Your objective: Copy the data that follows exactly. Include no pictures.

Collected data:
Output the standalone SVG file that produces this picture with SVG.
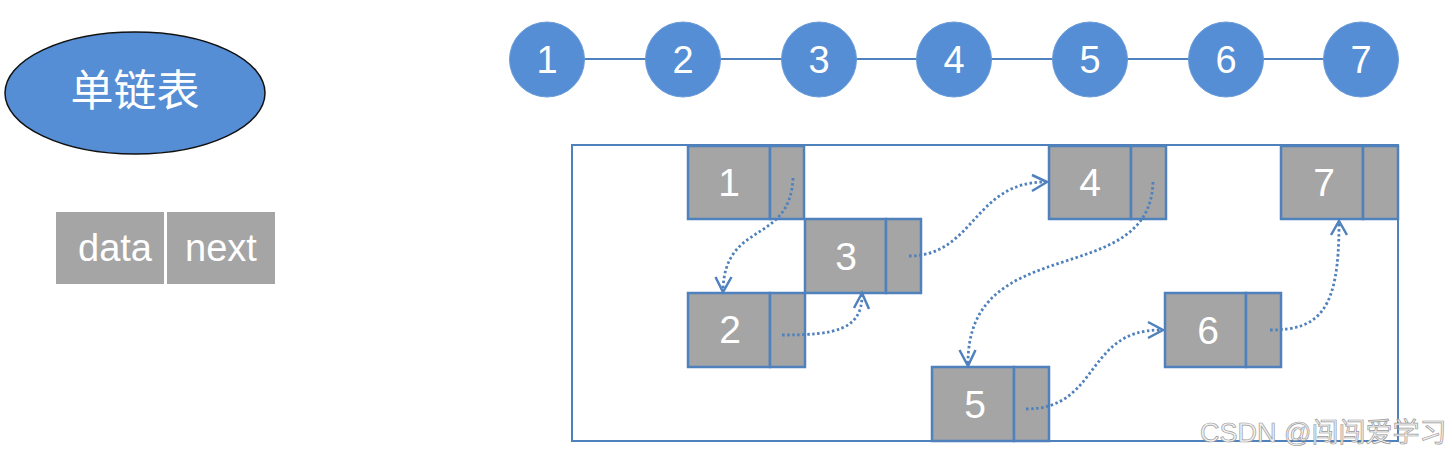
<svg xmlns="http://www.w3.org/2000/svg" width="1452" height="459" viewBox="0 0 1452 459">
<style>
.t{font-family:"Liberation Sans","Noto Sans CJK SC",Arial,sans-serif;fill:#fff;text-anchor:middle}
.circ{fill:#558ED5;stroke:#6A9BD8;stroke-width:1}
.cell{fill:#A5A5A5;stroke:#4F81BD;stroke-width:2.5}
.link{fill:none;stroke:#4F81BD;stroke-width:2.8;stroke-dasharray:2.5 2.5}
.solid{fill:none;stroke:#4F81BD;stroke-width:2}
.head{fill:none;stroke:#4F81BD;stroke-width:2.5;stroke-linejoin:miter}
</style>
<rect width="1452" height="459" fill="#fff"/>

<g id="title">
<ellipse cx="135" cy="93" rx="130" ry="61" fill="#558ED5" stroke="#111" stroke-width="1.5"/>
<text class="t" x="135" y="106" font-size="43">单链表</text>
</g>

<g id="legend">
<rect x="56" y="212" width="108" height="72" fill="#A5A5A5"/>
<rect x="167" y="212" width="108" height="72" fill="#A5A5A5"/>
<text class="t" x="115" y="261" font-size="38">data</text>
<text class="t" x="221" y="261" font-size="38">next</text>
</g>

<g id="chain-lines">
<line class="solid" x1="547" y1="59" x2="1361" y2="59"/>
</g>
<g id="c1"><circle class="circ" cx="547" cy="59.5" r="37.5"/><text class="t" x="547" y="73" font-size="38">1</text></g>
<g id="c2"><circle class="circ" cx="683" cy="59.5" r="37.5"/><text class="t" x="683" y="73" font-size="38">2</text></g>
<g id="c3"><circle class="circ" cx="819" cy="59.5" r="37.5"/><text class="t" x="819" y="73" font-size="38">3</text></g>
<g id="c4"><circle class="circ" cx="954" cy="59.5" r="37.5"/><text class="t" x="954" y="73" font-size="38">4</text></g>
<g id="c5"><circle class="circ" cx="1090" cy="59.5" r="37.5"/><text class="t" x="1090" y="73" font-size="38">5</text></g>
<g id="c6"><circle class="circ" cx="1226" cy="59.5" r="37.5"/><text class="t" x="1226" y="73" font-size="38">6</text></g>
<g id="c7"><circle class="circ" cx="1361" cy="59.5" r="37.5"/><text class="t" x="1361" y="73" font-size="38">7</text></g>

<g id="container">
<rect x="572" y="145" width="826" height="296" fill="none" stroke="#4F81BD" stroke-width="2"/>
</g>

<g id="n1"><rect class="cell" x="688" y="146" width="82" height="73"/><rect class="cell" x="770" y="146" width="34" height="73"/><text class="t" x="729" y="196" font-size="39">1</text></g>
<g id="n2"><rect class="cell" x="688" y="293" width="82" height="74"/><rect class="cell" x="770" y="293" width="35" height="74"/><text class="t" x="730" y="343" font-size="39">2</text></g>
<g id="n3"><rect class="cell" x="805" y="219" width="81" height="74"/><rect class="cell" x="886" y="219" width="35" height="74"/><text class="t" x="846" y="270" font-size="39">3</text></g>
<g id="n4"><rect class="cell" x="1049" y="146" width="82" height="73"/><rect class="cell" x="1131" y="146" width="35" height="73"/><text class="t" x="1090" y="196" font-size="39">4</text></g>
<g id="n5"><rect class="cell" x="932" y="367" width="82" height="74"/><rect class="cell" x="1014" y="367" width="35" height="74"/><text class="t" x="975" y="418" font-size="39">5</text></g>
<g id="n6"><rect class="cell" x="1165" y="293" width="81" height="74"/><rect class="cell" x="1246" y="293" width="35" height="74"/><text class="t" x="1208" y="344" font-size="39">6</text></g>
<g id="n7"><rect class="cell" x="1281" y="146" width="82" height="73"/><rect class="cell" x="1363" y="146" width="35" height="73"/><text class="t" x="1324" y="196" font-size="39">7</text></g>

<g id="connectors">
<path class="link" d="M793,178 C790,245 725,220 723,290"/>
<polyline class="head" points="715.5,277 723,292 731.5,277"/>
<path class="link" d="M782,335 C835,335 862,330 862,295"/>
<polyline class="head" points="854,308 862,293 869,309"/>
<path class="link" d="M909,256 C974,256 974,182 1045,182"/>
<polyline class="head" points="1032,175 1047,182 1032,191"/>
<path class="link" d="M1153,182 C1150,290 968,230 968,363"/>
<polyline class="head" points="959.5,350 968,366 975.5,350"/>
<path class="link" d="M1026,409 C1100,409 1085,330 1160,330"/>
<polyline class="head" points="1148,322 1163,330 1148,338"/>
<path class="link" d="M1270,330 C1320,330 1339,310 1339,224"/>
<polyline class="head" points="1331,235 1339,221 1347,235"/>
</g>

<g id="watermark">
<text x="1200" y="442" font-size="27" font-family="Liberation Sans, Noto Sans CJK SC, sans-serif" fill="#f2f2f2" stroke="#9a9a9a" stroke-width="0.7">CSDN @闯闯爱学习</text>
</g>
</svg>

Finished task:
Output the standalone SVG file that produces this picture with SVG.
<svg xmlns="http://www.w3.org/2000/svg" width="1452" height="459" viewBox="0 0 1452 459">
<style>
.t{font-family:"Liberation Sans","Noto Sans CJK SC",Arial,sans-serif;fill:#fff;text-anchor:middle}
.circ{fill:#558ED5;stroke:#6A9BD8;stroke-width:1}
.cell{fill:#A5A5A5;stroke:#4F81BD;stroke-width:2.5}
.link{fill:none;stroke:#4F81BD;stroke-width:2.8;stroke-dasharray:2.5 2.5}
.solid{fill:none;stroke:#4F81BD;stroke-width:2}
.head{fill:none;stroke:#4F81BD;stroke-width:2.5;stroke-linejoin:miter}
</style>
<rect width="1452" height="459" fill="#fff"/>

<g id="title">
<ellipse cx="135" cy="93" rx="130" ry="61" fill="#558ED5" stroke="#111" stroke-width="1.5"/>
<text class="t" x="135" y="106" font-size="43">单链表</text>
</g>

<g id="legend">
<rect x="56" y="212" width="108" height="72" fill="#A5A5A5"/>
<rect x="167" y="212" width="108" height="72" fill="#A5A5A5"/>
<text class="t" x="115" y="261" font-size="38">data</text>
<text class="t" x="221" y="261" font-size="38">next</text>
</g>

<g id="chain-lines">
<line class="solid" x1="547" y1="59" x2="1361" y2="59"/>
</g>
<g id="c1"><circle class="circ" cx="547" cy="59.5" r="37.5"/><text class="t" x="547" y="73" font-size="38">1</text></g>
<g id="c2"><circle class="circ" cx="683" cy="59.5" r="37.5"/><text class="t" x="683" y="73" font-size="38">2</text></g>
<g id="c3"><circle class="circ" cx="819" cy="59.5" r="37.5"/><text class="t" x="819" y="73" font-size="38">3</text></g>
<g id="c4"><circle class="circ" cx="954" cy="59.5" r="37.5"/><text class="t" x="954" y="73" font-size="38">4</text></g>
<g id="c5"><circle class="circ" cx="1090" cy="59.5" r="37.5"/><text class="t" x="1090" y="73" font-size="38">5</text></g>
<g id="c6"><circle class="circ" cx="1226" cy="59.5" r="37.5"/><text class="t" x="1226" y="73" font-size="38">6</text></g>
<g id="c7"><circle class="circ" cx="1361" cy="59.5" r="37.5"/><text class="t" x="1361" y="73" font-size="38">7</text></g>

<g id="container">
<rect x="572" y="145" width="826" height="296" fill="none" stroke="#4F81BD" stroke-width="2"/>
</g>

<g id="n1"><rect class="cell" x="688" y="146" width="82" height="73"/><rect class="cell" x="770" y="146" width="34" height="73"/><text class="t" x="729" y="196" font-size="39">1</text></g>
<g id="n2"><rect class="cell" x="688" y="293" width="82" height="74"/><rect class="cell" x="770" y="293" width="35" height="74"/><text class="t" x="730" y="343" font-size="39">2</text></g>
<g id="n3"><rect class="cell" x="805" y="219" width="81" height="74"/><rect class="cell" x="886" y="219" width="35" height="74"/><text class="t" x="846" y="270" font-size="39">3</text></g>
<g id="n4"><rect class="cell" x="1049" y="146" width="82" height="73"/><rect class="cell" x="1131" y="146" width="35" height="73"/><text class="t" x="1090" y="196" font-size="39">4</text></g>
<g id="n5"><rect class="cell" x="932" y="367" width="82" height="74"/><rect class="cell" x="1014" y="367" width="35" height="74"/><text class="t" x="975" y="418" font-size="39">5</text></g>
<g id="n6"><rect class="cell" x="1165" y="293" width="81" height="74"/><rect class="cell" x="1246" y="293" width="35" height="74"/><text class="t" x="1208" y="344" font-size="39">6</text></g>
<g id="n7"><rect class="cell" x="1281" y="146" width="82" height="73"/><rect class="cell" x="1363" y="146" width="35" height="73"/><text class="t" x="1324" y="196" font-size="39">7</text></g>

<g id="connectors">
<path class="link" d="M793,178 C790,245 725,220 723,290"/>
<polyline class="head" points="715.5,277 723,292 731.5,277"/>
<path class="link" d="M782,335 C835,335 862,330 862,295"/>
<polyline class="head" points="854,308 862,293 869,309"/>
<path class="link" d="M909,256 C974,256 974,182 1045,182"/>
<polyline class="head" points="1032,175 1047,182 1032,191"/>
<path class="link" d="M1153,182 C1150,290 968,230 968,363"/>
<polyline class="head" points="959.5,350 968,366 975.5,350"/>
<path class="link" d="M1026,409 C1100,409 1085,330 1160,330"/>
<polyline class="head" points="1148,322 1163,330 1148,338"/>
<path class="link" d="M1270,330 C1320,330 1339,310 1339,224"/>
<polyline class="head" points="1331,235 1339,221 1347,235"/>
</g>

<g id="watermark">
<text x="1200" y="442" font-size="27" font-family="Liberation Sans, Noto Sans CJK SC, sans-serif" fill="#f2f2f2" stroke="#9a9a9a" stroke-width="0.7">CSDN @闯闯爱学习</text>
</g>
</svg>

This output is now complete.